The two detained suspects have since been indicted and held in a military base, with very few people allowed access to them.
Bilal Mohammed has been charged with placing the bomb under a seat in the shrine - the man caught on security camera videos that night - even though he looks quite different, and police had at first insisted he was not the man in the video. He has denied the charge and has written a letter insisting he was only trying to reach Turkey, using people-smugglers in Thailand.
Both men are being tried in a military court. The only translator found in Bangkok who can speak their language has since been arrested for drug offences, so they now have no way to follow court proceedings.
Both men have pleaded not guilty, and have hinted that they have been abused in custody. Bilal Mohammed broke down in tears on his way to court in May and shouted that he was "not an animal".
Their lawyer has advised that their best option is to plead guilty and hope for leniency.
Immediately after last week's bombings, the military authorities again suggested the most likely culprits were "those who have lost power", the same phrase used last year to point at the red-shirt opposition.
Prime Minister Prayuth Chan-ocha pointedly asked why the bombings had taken place right after the military had succeeded in getting its constitution - opposed by the red-shirts - approved in a national referendum.
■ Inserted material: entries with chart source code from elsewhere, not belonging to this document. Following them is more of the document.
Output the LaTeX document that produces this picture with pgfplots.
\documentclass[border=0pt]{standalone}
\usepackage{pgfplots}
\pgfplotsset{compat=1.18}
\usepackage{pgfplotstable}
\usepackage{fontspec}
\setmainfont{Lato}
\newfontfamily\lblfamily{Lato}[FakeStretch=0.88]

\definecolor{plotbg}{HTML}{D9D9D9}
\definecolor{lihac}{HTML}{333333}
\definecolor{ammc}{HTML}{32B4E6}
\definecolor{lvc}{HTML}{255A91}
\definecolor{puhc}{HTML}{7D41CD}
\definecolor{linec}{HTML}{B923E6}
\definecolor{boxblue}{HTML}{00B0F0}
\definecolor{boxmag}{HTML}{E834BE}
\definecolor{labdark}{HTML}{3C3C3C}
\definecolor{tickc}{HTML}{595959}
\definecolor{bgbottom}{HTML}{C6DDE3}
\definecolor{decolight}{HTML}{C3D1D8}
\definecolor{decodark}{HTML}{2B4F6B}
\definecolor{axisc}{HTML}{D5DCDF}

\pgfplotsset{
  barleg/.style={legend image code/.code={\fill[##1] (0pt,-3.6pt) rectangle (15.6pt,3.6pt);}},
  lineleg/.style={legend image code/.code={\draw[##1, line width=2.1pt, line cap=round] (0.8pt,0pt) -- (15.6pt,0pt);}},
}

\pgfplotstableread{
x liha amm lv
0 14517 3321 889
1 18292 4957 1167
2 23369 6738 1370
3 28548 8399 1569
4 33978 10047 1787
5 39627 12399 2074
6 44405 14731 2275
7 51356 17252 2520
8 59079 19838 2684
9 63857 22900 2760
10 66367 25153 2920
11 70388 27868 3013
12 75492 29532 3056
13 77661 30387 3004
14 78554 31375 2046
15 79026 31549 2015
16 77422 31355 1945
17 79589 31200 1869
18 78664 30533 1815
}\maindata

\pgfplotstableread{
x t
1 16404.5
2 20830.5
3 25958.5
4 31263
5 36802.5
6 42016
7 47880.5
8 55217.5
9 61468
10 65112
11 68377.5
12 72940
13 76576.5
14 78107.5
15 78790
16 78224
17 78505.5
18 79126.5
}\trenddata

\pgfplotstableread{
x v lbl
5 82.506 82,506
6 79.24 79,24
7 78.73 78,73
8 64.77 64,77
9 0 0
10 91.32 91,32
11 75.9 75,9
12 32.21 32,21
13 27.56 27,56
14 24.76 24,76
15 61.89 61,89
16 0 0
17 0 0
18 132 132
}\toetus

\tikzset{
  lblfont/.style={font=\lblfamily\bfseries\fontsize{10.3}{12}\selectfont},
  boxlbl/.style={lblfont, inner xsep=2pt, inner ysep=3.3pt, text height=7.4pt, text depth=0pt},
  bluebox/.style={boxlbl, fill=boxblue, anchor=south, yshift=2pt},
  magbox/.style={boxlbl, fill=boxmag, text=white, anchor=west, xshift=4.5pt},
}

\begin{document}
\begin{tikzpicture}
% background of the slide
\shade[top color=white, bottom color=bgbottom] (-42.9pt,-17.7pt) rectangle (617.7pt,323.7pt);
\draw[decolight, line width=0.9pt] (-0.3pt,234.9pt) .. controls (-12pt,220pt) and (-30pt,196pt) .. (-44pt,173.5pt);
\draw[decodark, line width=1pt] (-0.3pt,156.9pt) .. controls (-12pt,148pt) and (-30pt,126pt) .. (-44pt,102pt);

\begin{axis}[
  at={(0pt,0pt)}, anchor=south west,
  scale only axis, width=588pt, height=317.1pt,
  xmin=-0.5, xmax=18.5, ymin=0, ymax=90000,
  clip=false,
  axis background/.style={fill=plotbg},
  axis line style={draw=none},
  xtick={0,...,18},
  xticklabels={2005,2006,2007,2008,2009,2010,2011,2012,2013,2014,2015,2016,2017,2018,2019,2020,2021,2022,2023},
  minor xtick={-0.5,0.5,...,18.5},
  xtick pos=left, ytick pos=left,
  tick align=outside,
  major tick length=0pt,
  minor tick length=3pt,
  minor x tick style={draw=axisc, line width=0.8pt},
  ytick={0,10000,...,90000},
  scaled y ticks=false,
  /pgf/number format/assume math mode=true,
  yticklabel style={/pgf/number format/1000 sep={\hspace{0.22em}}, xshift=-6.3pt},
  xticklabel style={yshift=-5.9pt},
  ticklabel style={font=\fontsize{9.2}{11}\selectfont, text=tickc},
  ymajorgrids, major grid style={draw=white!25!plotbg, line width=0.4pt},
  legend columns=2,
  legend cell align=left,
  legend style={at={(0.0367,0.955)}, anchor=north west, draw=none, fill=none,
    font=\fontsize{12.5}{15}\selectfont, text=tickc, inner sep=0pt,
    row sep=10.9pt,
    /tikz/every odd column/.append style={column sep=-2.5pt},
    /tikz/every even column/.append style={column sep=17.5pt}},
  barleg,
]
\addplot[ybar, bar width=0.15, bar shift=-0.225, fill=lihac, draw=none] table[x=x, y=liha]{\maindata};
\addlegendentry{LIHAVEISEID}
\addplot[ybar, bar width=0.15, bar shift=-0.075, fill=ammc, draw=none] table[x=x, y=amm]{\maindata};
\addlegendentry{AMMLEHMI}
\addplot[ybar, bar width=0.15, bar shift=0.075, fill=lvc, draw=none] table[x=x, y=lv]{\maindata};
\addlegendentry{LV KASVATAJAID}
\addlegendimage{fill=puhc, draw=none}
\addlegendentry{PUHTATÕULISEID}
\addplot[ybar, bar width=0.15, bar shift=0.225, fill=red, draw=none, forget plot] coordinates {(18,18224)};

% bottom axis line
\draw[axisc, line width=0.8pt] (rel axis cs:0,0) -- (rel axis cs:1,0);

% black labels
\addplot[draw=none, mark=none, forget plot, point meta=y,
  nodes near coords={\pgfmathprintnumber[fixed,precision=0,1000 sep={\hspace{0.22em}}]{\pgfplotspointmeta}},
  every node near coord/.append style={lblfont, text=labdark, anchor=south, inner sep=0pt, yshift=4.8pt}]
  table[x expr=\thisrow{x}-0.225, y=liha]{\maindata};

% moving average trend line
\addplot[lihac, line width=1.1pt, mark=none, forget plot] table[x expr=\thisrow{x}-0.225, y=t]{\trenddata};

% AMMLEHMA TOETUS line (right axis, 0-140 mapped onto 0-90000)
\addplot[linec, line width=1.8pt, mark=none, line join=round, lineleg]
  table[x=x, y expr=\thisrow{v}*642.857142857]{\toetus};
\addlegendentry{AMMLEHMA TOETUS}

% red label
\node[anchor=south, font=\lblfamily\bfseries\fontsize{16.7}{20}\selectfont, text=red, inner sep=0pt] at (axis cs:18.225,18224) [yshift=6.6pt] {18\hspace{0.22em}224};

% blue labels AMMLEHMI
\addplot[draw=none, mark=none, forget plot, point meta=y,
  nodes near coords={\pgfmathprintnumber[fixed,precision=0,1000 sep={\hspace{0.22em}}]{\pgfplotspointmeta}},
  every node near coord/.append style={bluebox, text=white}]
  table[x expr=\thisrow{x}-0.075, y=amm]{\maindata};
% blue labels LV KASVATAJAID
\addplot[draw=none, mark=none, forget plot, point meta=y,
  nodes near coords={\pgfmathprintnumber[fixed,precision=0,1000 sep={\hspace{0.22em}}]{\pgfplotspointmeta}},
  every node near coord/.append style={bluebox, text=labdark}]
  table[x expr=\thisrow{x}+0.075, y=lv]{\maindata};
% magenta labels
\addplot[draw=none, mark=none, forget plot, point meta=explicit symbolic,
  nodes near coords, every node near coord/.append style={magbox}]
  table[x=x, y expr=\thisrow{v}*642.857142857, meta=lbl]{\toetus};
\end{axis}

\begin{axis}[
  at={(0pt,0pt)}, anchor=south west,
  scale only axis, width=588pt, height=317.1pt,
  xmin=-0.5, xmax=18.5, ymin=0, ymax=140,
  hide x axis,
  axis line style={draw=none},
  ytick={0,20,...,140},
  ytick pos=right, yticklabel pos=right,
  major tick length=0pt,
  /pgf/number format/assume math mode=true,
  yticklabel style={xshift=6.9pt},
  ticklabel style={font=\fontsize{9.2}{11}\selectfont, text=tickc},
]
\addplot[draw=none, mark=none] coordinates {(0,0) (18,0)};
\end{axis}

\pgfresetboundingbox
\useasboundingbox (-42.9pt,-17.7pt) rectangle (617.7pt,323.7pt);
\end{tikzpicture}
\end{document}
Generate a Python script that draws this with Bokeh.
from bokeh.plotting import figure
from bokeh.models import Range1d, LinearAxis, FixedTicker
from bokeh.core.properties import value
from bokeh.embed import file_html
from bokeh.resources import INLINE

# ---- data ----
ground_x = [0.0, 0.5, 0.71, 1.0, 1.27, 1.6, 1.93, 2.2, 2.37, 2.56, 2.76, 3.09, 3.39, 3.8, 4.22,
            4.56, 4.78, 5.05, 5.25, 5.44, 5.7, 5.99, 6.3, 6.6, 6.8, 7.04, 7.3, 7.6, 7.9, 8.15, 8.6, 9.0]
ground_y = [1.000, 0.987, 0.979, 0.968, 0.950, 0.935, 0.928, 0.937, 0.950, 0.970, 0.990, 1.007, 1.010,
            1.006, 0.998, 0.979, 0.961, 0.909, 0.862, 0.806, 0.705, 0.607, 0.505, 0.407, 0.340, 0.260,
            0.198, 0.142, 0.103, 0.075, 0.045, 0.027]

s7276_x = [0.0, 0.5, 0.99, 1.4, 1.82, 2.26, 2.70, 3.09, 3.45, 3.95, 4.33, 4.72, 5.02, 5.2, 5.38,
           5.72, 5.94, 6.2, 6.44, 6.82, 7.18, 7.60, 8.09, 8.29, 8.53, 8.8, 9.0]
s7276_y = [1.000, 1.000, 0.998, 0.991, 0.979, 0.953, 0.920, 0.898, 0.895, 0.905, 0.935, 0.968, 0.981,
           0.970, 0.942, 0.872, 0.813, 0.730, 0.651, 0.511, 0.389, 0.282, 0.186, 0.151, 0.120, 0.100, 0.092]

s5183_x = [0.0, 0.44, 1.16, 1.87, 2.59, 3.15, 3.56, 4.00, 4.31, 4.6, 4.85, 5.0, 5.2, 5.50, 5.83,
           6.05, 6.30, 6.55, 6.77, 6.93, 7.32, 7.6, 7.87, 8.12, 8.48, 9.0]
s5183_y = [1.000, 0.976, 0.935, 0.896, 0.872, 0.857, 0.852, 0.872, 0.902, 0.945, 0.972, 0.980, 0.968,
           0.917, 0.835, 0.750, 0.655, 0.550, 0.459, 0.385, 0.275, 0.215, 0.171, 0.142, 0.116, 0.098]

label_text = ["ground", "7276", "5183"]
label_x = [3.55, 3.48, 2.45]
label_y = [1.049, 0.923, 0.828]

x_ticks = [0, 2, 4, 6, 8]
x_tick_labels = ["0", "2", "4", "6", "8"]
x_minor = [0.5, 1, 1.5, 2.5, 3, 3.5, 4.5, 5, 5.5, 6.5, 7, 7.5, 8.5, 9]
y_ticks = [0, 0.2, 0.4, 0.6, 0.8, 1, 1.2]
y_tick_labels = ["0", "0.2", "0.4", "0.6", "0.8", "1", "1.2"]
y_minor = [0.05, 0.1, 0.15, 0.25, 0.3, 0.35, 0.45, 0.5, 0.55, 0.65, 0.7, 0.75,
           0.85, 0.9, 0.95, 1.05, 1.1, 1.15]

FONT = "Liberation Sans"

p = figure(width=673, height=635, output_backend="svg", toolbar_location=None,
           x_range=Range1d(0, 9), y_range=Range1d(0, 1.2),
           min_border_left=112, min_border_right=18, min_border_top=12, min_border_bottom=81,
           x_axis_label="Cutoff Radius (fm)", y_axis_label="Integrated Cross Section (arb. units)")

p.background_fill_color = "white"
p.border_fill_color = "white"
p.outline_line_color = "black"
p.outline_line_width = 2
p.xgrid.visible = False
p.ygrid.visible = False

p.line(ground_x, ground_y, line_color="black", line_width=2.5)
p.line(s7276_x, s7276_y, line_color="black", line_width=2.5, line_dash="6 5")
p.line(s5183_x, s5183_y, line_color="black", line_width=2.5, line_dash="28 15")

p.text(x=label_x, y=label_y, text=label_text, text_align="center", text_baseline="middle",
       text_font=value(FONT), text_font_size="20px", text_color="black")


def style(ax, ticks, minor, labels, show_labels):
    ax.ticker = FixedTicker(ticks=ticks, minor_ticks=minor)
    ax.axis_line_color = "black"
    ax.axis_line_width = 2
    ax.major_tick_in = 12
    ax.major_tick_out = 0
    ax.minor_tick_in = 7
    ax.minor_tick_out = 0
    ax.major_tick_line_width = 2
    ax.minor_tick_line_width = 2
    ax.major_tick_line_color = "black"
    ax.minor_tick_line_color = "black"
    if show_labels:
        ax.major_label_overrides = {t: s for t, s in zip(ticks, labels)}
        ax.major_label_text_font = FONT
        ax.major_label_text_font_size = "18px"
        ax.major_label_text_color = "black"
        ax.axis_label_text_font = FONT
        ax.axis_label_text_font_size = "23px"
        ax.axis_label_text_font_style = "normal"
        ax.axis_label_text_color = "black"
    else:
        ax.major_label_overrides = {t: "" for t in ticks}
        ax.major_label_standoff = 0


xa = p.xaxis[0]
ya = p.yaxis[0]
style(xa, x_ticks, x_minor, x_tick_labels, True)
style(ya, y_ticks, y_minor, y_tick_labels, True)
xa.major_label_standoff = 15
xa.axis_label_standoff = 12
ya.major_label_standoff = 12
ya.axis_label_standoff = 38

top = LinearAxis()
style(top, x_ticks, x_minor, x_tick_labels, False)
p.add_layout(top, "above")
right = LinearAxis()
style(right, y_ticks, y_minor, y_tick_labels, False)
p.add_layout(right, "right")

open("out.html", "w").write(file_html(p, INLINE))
Any thought that the attacks could be considered terrorism was once again dismissed. They were, said a police commander, just "domestic sabotage".
Any possible link to the long-running separatist insurgency in Thailand's southern-most provinces was likewise dismissed, although those familiar with that conflict believe this is the most likely scenario. More recent comments by the military authorities are starting to acknowledge that possibility, and in his latest remarks the prime minister has said the government is not accusing any group.
Why does the military obfuscate the investigation of such critical events with so many baffling statements?
One obvious factor is the fear that tourism will be adversely affected if there is any suggestion of terrorism. Estimates vary, but tourism accounts for between 9% and 20% of the economy (depending on whether direct or indirect contributions are counted), and it is just about the only part of the economy which is growing.
Big terrorist incidents, like the Bali bomb in 2002, and more recent attacks in Turkey, do drive foreigners away. But the Bangkok bomb last year had only a brief impact, and provided there are no further attacks, the effect this time will probably also be limited.
Another factor is the embarrassment of such attacks to a military government that seized power in the name of restoring peace and order.
The latest attacks took place on the 84th birthday of Queen Sirikit, an auspicious anniversary for Thais and one the ultra-royalist military had wanted celebrated openly across the country.
In Hua Hin, the favourite residence of the royal family outside Bangkok, and the site of one of the attacks - the celebration had to be held inside a military barracks.
And acknowledging that the southern militants may be involved would underscore the military's failure even to contain, let alone resolve, a conflict which has cost more than 6,000 lives.
The experience of previous violent events in Thailand is not encouraging. Very few have ever been fully investigated.
The massacre of students in Bangkok in 1976; of pro-democracy protesters in 1992; the killing of more than 90 people during an occupation of Bangkok by the red-shirt movement in 2010, and the subsequent military operation against it; and the deaths of 30 people in the rival yellow-shirt occupation of 2013-2014 before the coup - details of all these events remain disputed, their causes unexplained, and most of the perpetrators unpunished.
No-one should be surprised if the bombings, last year and this year, produce a similar outcome.